Die Entwicklung bezüglich Zuverlässigkeit und Reichweite ist aktuell rasant – die jetzt neu angebotenen Autos sind den Gebrauchten in vielerlei Hinsicht überlegen.
Autohändler Bernfried Mohr aus Neuwied
Aus der Sicht von Mohr sprechen die günstigen Preise für diese Autos: Sie liegen nach dieser Zeit schon etwa 45 Prozent unter dem Neupreis. Das hat nachvollziehbare Gründe: „Die Entwicklung bezüglich Zuverlässigkeit und Reichweite ist aktuell rasant – die jetzt neu angebotenen Autos sind den Gebrauchten in vielerlei Hinsicht überlegen“, sagt Mohr. Er wünscht sich, dass es mehr Möglichkeiten gibt, die Elektrofahrzeuge überprüfen zu lassen. Grundsätzlich bietet der TÜV die Möglichkeit an, den Zustand von Akkus zu testen, allerdings nicht an allen Standorten und dann mit mehrwöchigen Wartezeiten.

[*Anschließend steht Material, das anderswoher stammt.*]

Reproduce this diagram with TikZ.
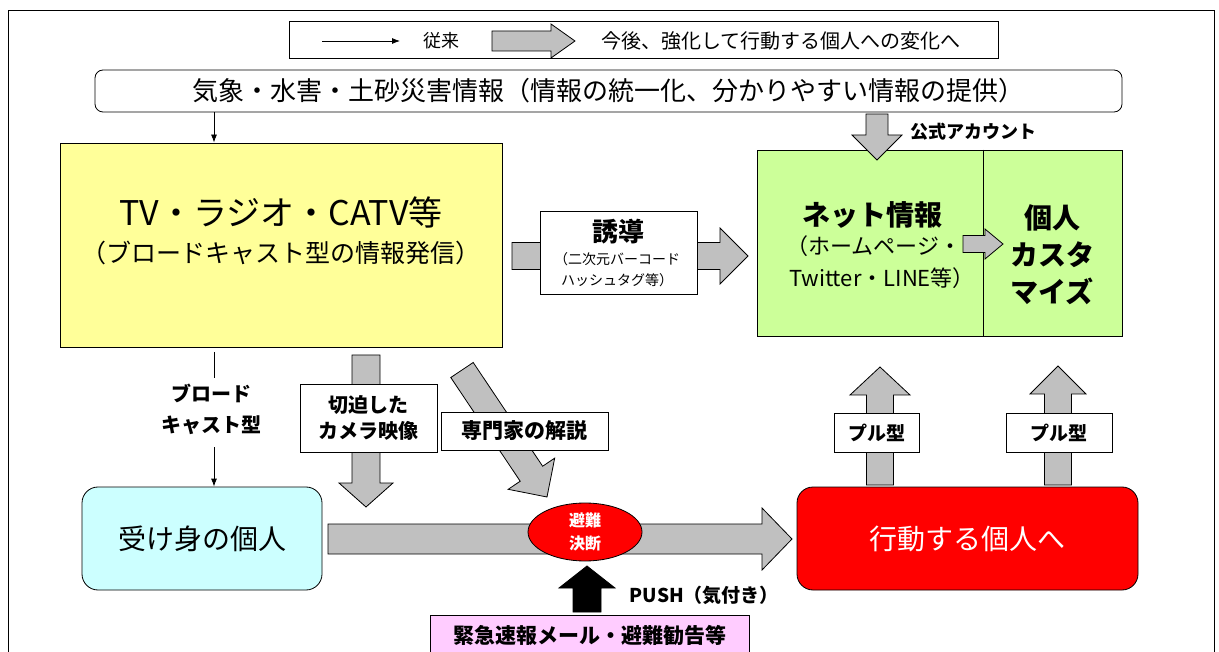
\documentclass[tikz,border=0pt]{standalone}
\usepackage{fontspec}
\setmainfont{Noto Sans CJK JP}
\usetikzlibrary{arrows.meta,calc,shapes.geometric}
\definecolor{arrgray}{HTML}{C0C0C0}
\definecolor{yellowbg}{HTML}{FFFF99}
\definecolor{greenbg}{HTML}{CCFF99}
\definecolor{cyanbg}{HTML}{CCFFFF}
\definecolor{pinkbg}{HTML}{FFCCFF}
\newcommand{\fsz}[2]{\fontsize{#1}{#2}\selectfont}
\newcommand{\blockarr}[8][]{%
  \pgfmathsetmacro\baang{atan2(-(#5-#3),#4-#2)}%
  \pgfmathsetmacro\balen{veclen(#4-#2,#5-#3)}%
  \begin{scope}[shift={(#2,#3)},rotate=\baang]
    \draw[garrow,#1] (0,-#6/2) -- (\balen-#8,-#6/2) -- (\balen-#8,-#7/2) -- (\balen,0)
      -- (\balen-#8,#7/2) -- (\balen-#8,#6/2) -- (0,#6/2) -- cycle;
  \end{scope}}
\begin{document}
\begin{tikzpicture}[x=1pt,y=-1pt,line width=0.8pt,
  garrow/.style={draw=black,fill=arrgray,line join=miter},
  lbl/.style={draw,fill=white,align=center,inner sep=0pt},
  thinarr/.style={-{Latex[length=8pt,width=6pt]}},
  box/.style={draw,inner sep=0pt,align=center}]
\useasboundingbox (0,0) rectangle (1219,652);
\draw (8,10) rectangle (1214,700);
% legend
\node[box,minimum width=709pt,minimum height=37pt] (legend) at (643.5,39.5) {};
\coordinate (lg1) at (322,41);
\coordinate (lg2) at (400,41);
\draw[thinarr] (lg1) -- (lg2);
\node[font=\fsz{18}{20}] (lgold) at (441,41) {従来};
\blockarr{492}{41}{575}{41}{20}{34}{24}
\node[font=\fsz{20}{22}] (lgnew) at (781,41) {今後、強化して行動する個人への変化へ};
% title
\node[box,rounded corners=8pt,minimum width=1027pt,minimum height=42pt,font=\fsz{26}{30}] (title) at (608.5,91)
  {気象・水害・土砂災害情報（情報の統一化、分かりやすい情報の提供）};
% TV box
\node[box,fill=yellowbg,minimum width=442pt,minimum height=204pt] (tv) at (281,245) {};
\node[font=\fsz{34}{40}] (tvt) at (281,212) {TV・ラジオ・CATV等};
\node[font=\fsz{25}{30}] (tvs) at (281,253) {（ブロードキャスト型の情報発信）};
\coordinate (bx) at (214,0);
\draw[thinarr] (title.south -| bx) -- (tv.north -| bx);
% net box
\node[box,fill=greenbg,minimum width=365pt,minimum height=186pt] (net) at (939.5,243) {};
\coordinate (dv) at (983,0);
\draw (net.north -| dv) -- (net.south -| dv);
\node[font=\bfseries\fsz{28}{32}] (nett) at (872,215) {ネット情報};
\node[font=\fsz{22}{26}] (nets1) at (874,246) {（ホームページ・};
\node[font=\fsz{22}{26}] (nets2) at (882,278) {Twitter・LINE等）};
\blockarr{963}{244}{1003}{244}{17}{30}{18}
\node[align=center,font=\bfseries\fsz{28}{37}] (custom) at (1052,255) {個人\\カスタ\\マイズ};
% official account
\blockarr{877}{114}{877}{160}{22}{50}{25}
\node[font=\bfseries\fsz{18}{20}] (koshiki) at (973,132) {公式アカウント};
% yudo
\blockarr{512}{256}{748}{256}{27}{56}{28}
\node[lbl,minimum width=157pt,minimum height=83pt] (yudo) at (618.5,252.5) {};
\node[font=\bfseries\fsz{26}{30}] (yudot) at (618,232) {誘導};
\node[align=center,font=\fsz{14}{21}] (yudos) at (617,270) {（二次元バーコード\\ハッシュタグ等）};
% broadcast
\coordinate (b1) at (214,352);
\coordinate (b2) at (214,378);
\coordinate (b3) at (214,447);
\draw (b1) -- (b2);
\node[align=center,font=\bfseries\fsz{20}{31}] (bclbl) at (211,409) {ブロード\\キャスト型};
% camera arrow
\blockarr{366}{355}{366}{507}{28}{54}{24}
\node[lbl,minimum width=137pt,minimum height=68pt,font=\bfseries\fsz{20}{26}] (camera) at (368.5,418) {切迫した\\カメラ映像};
% expert arrow
\blockarr{462}{370}{547}{497}{27}{56}{28}
\node[lbl,minimum width=167pt,minimum height=38pt,font=\bfseries\fsz{21}{24}] (expert) at (524.5,431) {専門家の解説};
% passive / active
\node[box,fill=cyanbg,rounded corners=16pt,minimum width=240pt,minimum height=103pt,font=\fsz{28}{32}] (blue) at (202,538.5) {受け身の個人};
\draw[thinarr] (b3) -- (blue.north -| bx);
\node[box,fill=red,text=white,rounded corners=16pt,minimum width=341pt,minimum height=103pt,font=\fsz{28}{32}] (active) at (967.5,538.5) {行動する個人へ};
\blockarr{328}{539}{792}{539}{30}{62}{30}
\node[ellipse,draw,fill=red,text=white,align=center,inner sep=0pt,minimum width=114pt,minimum height=58pt,font=\bfseries\fsz{16}{23}] (ketsu) at (585,532) {避難\\決断};
% push
\blockarr[fill=black]{587}{612}{587}{566}{28}{56}{22}
\node[anchor=west,font=\bfseries\fsz{19}{22}] (push) at (626,595) {PUSH（気付き）};
\node[box,fill=pinkbg,minimum width=319pt,minimum height=60pt,anchor=north] (mail) at (589.5,615) {};
\node[font=\bfseries\fsz{21}{24}] (mailt) at (590,635) {緊急速報メール・避難勧告等};
% pull arrows
\blockarr{880}{485}{880}{367}{27}{60}{28}
\node[lbl,minimum width=85pt,minimum height=39pt,font=\bfseries\fsz{19}{22}] (pull1) at (876.5,432.5) {プル型};
\blockarr{1058}{485}{1058}{366}{27}{56}{28}
\node[lbl,minimum width=106pt,minimum height=39pt,font=\bfseries\fsz{19}{22}] (pull2) at (1059,432.5) {プル型};
\end{tikzpicture}
\end{document}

Bernfried Mohr setzt aktuell auf Fahrzeuge, die nicht älter als 2,5 Jahre sind und die unter 20.000 Kilometer gefahren sind. Mit denen hat er bisher keine negativen Erfahrungen gemacht. Sicher ist: Der Markt wird sich ändern – wie schnell das geht, muss sich noch zeigen.